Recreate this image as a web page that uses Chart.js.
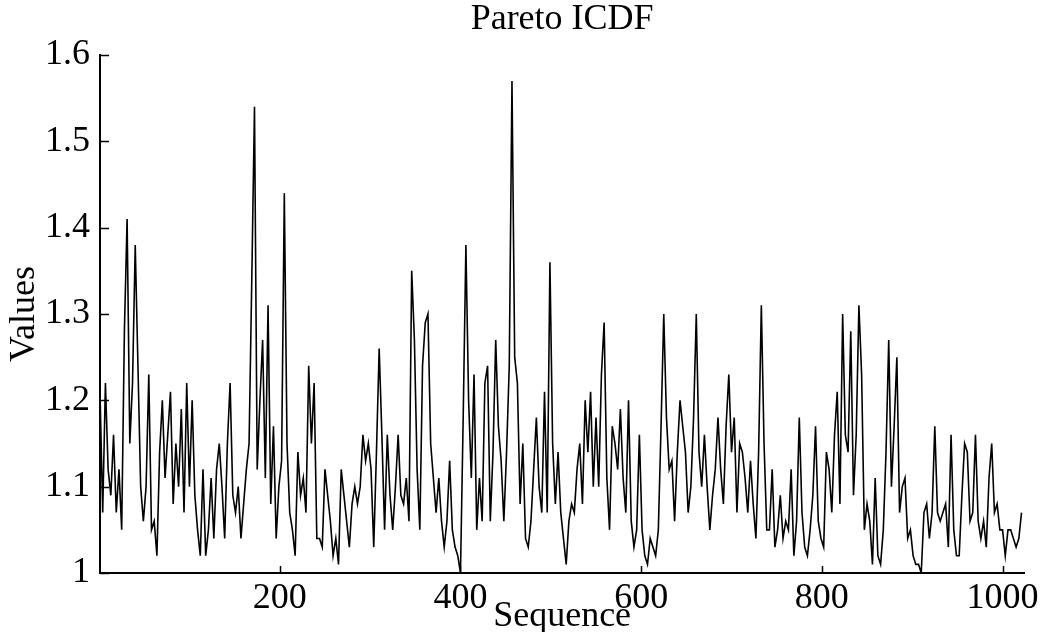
<!DOCTYPE html>
<html>
<head>
<meta charset="utf-8">
<script src="https://cdn.jsdelivr.net/npm/chart.js@4.4.1/dist/chart.umd.min.js"></script>
<style>
html,body{margin:0;padding:0;background:#fff;}
#wrap{width:1043px;height:632px;position:relative;}
</style>
</head>
<body>
<div id="wrap"><canvas id="c" width="1043" height="632"></canvas></div>
<script>
const chartTitle = 'Pareto ICDF';
const xAxisTitle = 'Sequence';
const yAxisTitle = 'Values';
const xTickValues = [200, 400, 600, 800, 1000];
const yTickValues = [1, 1.1, 1.2, 1.3, 1.4, 1.5, 1.6];
const seqStart = 1;
const seqStep = 3;
const values = [
  1.21,1.07,1.22,1.12,1.09,1.16,1.07,1.12,1.05,1.28,1.41,1.15,1.22,1.38,1.24,1.10,1.06,1.10,1.23,1.05,1.06,1.02,1.14,1.20,1.11,1.16,1.21,1.08,1.15,1.10,1.19,1.07,1.22,1.10,1.20,
  1.09,1.05,1.02,1.12,1.02,1.05,1.11,1.04,1.12,1.15,1.10,1.04,1.15,1.22,1.09,1.07,1.10,1.04,1.08,1.12,1.15,1.34,1.54,1.12,1.20,1.27,1.11,1.31,1.08,1.17,1.04,1.10,1.13,1.44,1.15,
  1.07,1.05,1.02,1.14,1.09,1.11,1.07,1.24,1.15,1.22,1.04,1.04,1.03,1.12,1.09,1.06,1.02,1.04,1.01,1.12,1.09,1.06,1.03,1.08,1.10,1.08,1.10,1.16,1.13,1.15,1.12,1.03,1.14,1.26,1.16,
  1.05,1.16,1.09,1.05,1.10,1.16,1.09,1.08,1.11,1.06,1.35,1.27,1.12,1.05,1.24,1.29,1.30,1.15,1.11,1.07,1.11,1.06,1.03,1.06,1.13,1.05,1.03,1.02,1.00,1.18,1.38,1.20,1.11,1.23,1.05,
  1.11,1.06,1.22,1.24,1.06,1.14,1.27,1.17,1.13,1.06,1.14,1.24,1.57,1.25,1.22,1.08,1.15,1.04,1.03,1.06,1.12,1.18,1.10,1.07,1.21,1.07,1.36,1.15,1.08,1.14,1.07,1.04,1.01,1.06,1.08,
  1.07,1.12,1.15,1.08,1.20,1.14,1.21,1.10,1.18,1.10,1.23,1.29,1.11,1.05,1.17,1.15,1.12,1.19,1.11,1.07,1.20,1.06,1.03,1.05,1.16,1.05,1.02,1.01,1.04,1.03,1.02,1.05,1.17,1.30,1.18,
  1.12,1.13,1.06,1.14,1.20,1.17,1.14,1.07,1.10,1.18,1.30,1.14,1.10,1.16,1.10,1.05,1.09,1.12,1.18,1.12,1.08,1.17,1.23,1.14,1.18,1.07,1.15,1.14,1.11,1.07,1.13,1.08,1.04,1.14,1.31,
  1.15,1.05,1.05,1.12,1.03,1.05,1.09,1.04,1.06,1.05,1.12,1.02,1.06,1.18,1.07,1.03,1.02,1.05,1.09,1.17,1.06,1.04,1.03,1.14,1.12,1.07,1.16,1.21,1.08,1.30,1.16,1.14,1.28,1.09,1.16,
  1.31,1.23,1.05,1.08,1.06,1.01,1.11,1.02,1.01,1.05,1.14,1.27,1.10,1.17,1.25,1.07,1.10,1.11,1.04,1.05,1.02,1.01,1.01,1.00,1.07,1.08,1.04,1.07,1.17,1.07,1.06,1.07,1.08,1.03,1.16,
  1.05,1.02,1.02,1.09,1.15,1.14,1.06,1.07,1.16,1.06,1.04,1.06,1.03,1.11,1.15,1.07,1.08,1.05,1.05,1.02,1.05,1.05,1.04,1.03,1.04,1.07
];

const points = values.map((v, j) => ({ x: seqStart + seqStep * j, y: v }));
const FONT = "'Liberation Serif', 'Times New Roman', serif";

const inwardTicks = {
  id: 'inwardTicks',
  afterDraw(chart) {
    const { ctx, chartArea: a, scales: { x, y } } = chart;
    ctx.save();
    ctx.strokeStyle = '#000';
    ctx.lineWidth = 1.5;
    ctx.beginPath();
    y.ticks.forEach(t => {
      const py = Math.round(y.getPixelForValue(t.value)) + 0.5;
      ctx.moveTo(a.left, py);
      ctx.lineTo(a.left + 9, py);
    });
    x.ticks.forEach(t => {
      const px = Math.round(x.getPixelForValue(t.value)) + 0.5;
      ctx.moveTo(px, a.bottom);
      ctx.lineTo(px, a.bottom - 7);
    });
    ctx.stroke();
    ctx.restore();
  }
};

new Chart(document.getElementById('c'), {
  type: 'line',
  data: {
    datasets: [{
      data: points,
      borderColor: '#000',
      borderWidth: 1.6,
      pointRadius: 0,
      tension: 0,
      fill: false
    }]
  },
  options: {
    responsive: false,
    animation: false,
    devicePixelRatio: 1,
    layout: { padding: { top: -2, right: 13, left: 0, bottom: 0 } },
    plugins: {
      legend: { display: false },
      tooltip: { enabled: false },
      title: {
        display: true,
        fullSize: false,
        text: chartTitle,
        color: '#000',
        font: { family: FONT, size: 36, weight: 'normal' },
        padding: { top: 0, bottom: 13.8 }
      }
    },
    scales: {
      x: {
        type: 'linear',
        min: 1,
        max: 1024,
        grid: { display: false, drawTicks: false },
        border: { display: true, color: '#000', width: 2 },
        afterBuildTicks: s => { s.ticks = xTickValues.map(v => ({ value: v })); },
        afterFit: s => { s.height = 59; },
        ticks: {
          color: '#000',
          padding: 4,
          maxRotation: 0,
          font: { family: FONT, size: 36 },
          callback: v => String(v)
        },
        title: {
          display: true,
          text: xAxisTitle,
          color: '#000',
          font: { family: FONT, size: 36 },
          padding: { top: 0, bottom: -6 }
        }
      },
      y: {
        type: 'linear',
        min: 1,
        max: 1.6,
        grid: { display: false, drawTicks: false },
        border: { display: true, color: '#000', width: 2 },
        afterBuildTicks: s => { s.ticks = yTickValues.map(v => ({ value: v })); },
        afterFit: s => { s.width = 100; },
        ticks: {
          color: '#000',
          padding: 10,
          font: { family: FONT, size: 36 },
          callback: v => String(Math.round(v * 10) / 10)
        },
        title: {
          display: true,
          text: yAxisTitle,
          color: '#000',
          font: { family: FONT, size: 36 },
          padding: { top: 3, bottom: 0 }
        }
      }
    }
  },
  plugins: [inwardTicks]
});
</script>
</body>
</html>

++++++++++++++++++++

**Given request**
Extract all the data above exactly, excluding every picture.

**Exercise solution**
Recreate this image as a web page that uses Chart.js.
<!DOCTYPE html>
<html>
<head>
<meta charset="utf-8">
<script src="https://cdn.jsdelivr.net/npm/chart.js@4.4.1/dist/chart.umd.min.js"></script>
<style>
html,body{margin:0;padding:0;background:#fff;}
#wrap{width:1043px;height:632px;position:relative;}
</style>
</head>
<body>
<div id="wrap"><canvas id="c" width="1043" height="632"></canvas></div>
<script>
const chartTitle = 'Pareto ICDF';
const xAxisTitle = 'Sequence';
const yAxisTitle = 'Values';
const xTickValues = [200, 400, 600, 800, 1000];
const yTickValues = [1, 1.1, 1.2, 1.3, 1.4, 1.5, 1.6];
const seqStart = 1;
const seqStep = 3;
const values = [
  1.21,1.07,1.22,1.12,1.09,1.16,1.07,1.12,1.05,1.28,1.41,1.15,1.22,1.38,1.24,1.10,1.06,1.10,1.23,1.05,1.06,1.02,1.14,1.20,1.11,1.16,1.21,1.08,1.15,1.10,1.19,1.07,1.22,1.10,1.20,
  1.09,1.05,1.02,1.12,1.02,1.05,1.11,1.04,1.12,1.15,1.10,1.04,1.15,1.22,1.09,1.07,1.10,1.04,1.08,1.12,1.15,1.34,1.54,1.12,1.20,1.27,1.11,1.31,1.08,1.17,1.04,1.10,1.13,1.44,1.15,
  1.07,1.05,1.02,1.14,1.09,1.11,1.07,1.24,1.15,1.22,1.04,1.04,1.03,1.12,1.09,1.06,1.02,1.04,1.01,1.12,1.09,1.06,1.03,1.08,1.10,1.08,1.10,1.16,1.13,1.15,1.12,1.03,1.14,1.26,1.16,
  1.05,1.16,1.09,1.05,1.10,1.16,1.09,1.08,1.11,1.06,1.35,1.27,1.12,1.05,1.24,1.29,1.30,1.15,1.11,1.07,1.11,1.06,1.03,1.06,1.13,1.05,1.03,1.02,1.00,1.18,1.38,1.20,1.11,1.23,1.05,
  1.11,1.06,1.22,1.24,1.06,1.14,1.27,1.17,1.13,1.06,1.14,1.24,1.57,1.25,1.22,1.08,1.15,1.04,1.03,1.06,1.12,1.18,1.10,1.07,1.21,1.07,1.36,1.15,1.08,1.14,1.07,1.04,1.01,1.06,1.08,
  1.07,1.12,1.15,1.08,1.20,1.14,1.21,1.10,1.18,1.10,1.23,1.29,1.11,1.05,1.17,1.15,1.12,1.19,1.11,1.07,1.20,1.06,1.03,1.05,1.16,1.05,1.02,1.01,1.04,1.03,1.02,1.05,1.17,1.30,1.18,
  1.12,1.13,1.06,1.14,1.20,1.17,1.14,1.07,1.10,1.18,1.30,1.14,1.10,1.16,1.10,1.05,1.09,1.12,1.18,1.12,1.08,1.17,1.23,1.14,1.18,1.07,1.15,1.14,1.11,1.07,1.13,1.08,1.04,1.14,1.31,
  1.15,1.05,1.05,1.12,1.03,1.05,1.09,1.04,1.06,1.05,1.12,1.02,1.06,1.18,1.07,1.03,1.02,1.05,1.09,1.17,1.06,1.04,1.03,1.14,1.12,1.07,1.16,1.21,1.08,1.30,1.16,1.14,1.28,1.09,1.16,
  1.31,1.23,1.05,1.08,1.06,1.01,1.11,1.02,1.01,1.05,1.14,1.27,1.10,1.17,1.25,1.07,1.10,1.11,1.04,1.05,1.02,1.01,1.01,1.00,1.07,1.08,1.04,1.07,1.17,1.07,1.06,1.07,1.08,1.03,1.16,
  1.05,1.02,1.02,1.09,1.15,1.14,1.06,1.07,1.16,1.06,1.04,1.06,1.03,1.11,1.15,1.07,1.08,1.05,1.05,1.02,1.05,1.05,1.04,1.03,1.04,1.07
];

const points = values.map((v, j) => ({ x: seqStart + seqStep * j, y: v }));
const FONT = "'Liberation Serif', 'Times New Roman', serif";

const inwardTicks = {
  id: 'inwardTicks',
  afterDraw(chart) {
    const { ctx, chartArea: a, scales: { x, y } } = chart;
    ctx.save();
    ctx.strokeStyle = '#000';
    ctx.lineWidth = 1.5;
    ctx.beginPath();
    y.ticks.forEach(t => {
      const py = Math.round(y.getPixelForValue(t.value)) + 0.5;
      ctx.moveTo(a.left, py);
      ctx.lineTo(a.left + 9, py);
    });
    x.ticks.forEach(t => {
      const px = Math.round(x.getPixelForValue(t.value)) + 0.5;
      ctx.moveTo(px, a.bottom);
      ctx.lineTo(px, a.bottom - 7);
    });
    ctx.stroke();
    ctx.restore();
  }
};

new Chart(document.getElementById('c'), {
  type: 'line',
  data: {
    datasets: [{
      data: points,
      borderColor: '#000',
      borderWidth: 1.6,
      pointRadius: 0,
      tension: 0,
      fill: false
    }]
  },
  options: {
    responsive: false,
    animation: false,
    devicePixelRatio: 1,
    layout: { padding: { top: -2, right: 13, left: 0, bottom: 0 } },
    plugins: {
      legend: { display: false },
      tooltip: { enabled: false },
      title: {
        display: true,
        fullSize: false,
        text: chartTitle,
        color: '#000',
        font: { family: FONT, size: 36, weight: 'normal' },
        padding: { top: 0, bottom: 13.8 }
      }
    },
    scales: {
      x: {
        type: 'linear',
        min: 1,
        max: 1024,
        grid: { display: false, drawTicks: false },
        border: { display: true, color: '#000', width: 2 },
        afterBuildTicks: s => { s.ticks = xTickValues.map(v => ({ value: v })); },
        afterFit: s => { s.height = 59; },
        ticks: {
          color: '#000',
          padding: 4,
          maxRotation: 0,
          font: { family: FONT, size: 36 },
          callback: v => String(v)
        },
        title: {
          display: true,
          text: xAxisTitle,
          color: '#000',
          font: { family: FONT, size: 36 },
          padding: { top: 0, bottom: -6 }
        }
      },
      y: {
        type: 'linear',
        min: 1,
        max: 1.6,
        grid: { display: false, drawTicks: false },
        border: { display: true, color: '#000', width: 2 },
        afterBuildTicks: s => { s.ticks = yTickValues.map(v => ({ value: v })); },
        afterFit: s => { s.width = 100; },
        ticks: {
          color: '#000',
          padding: 10,
          font: { family: FONT, size: 36 },
          callback: v => String(Math.round(v * 10) / 10)
        },
        title: {
          display: true,
          text: yAxisTitle,
          color: '#000',
          font: { family: FONT, size: 36 },
          padding: { top: 3, bottom: 0 }
        }
      }
    }
  },
  plugins: [inwardTicks]
});
</script>
</body>
</html>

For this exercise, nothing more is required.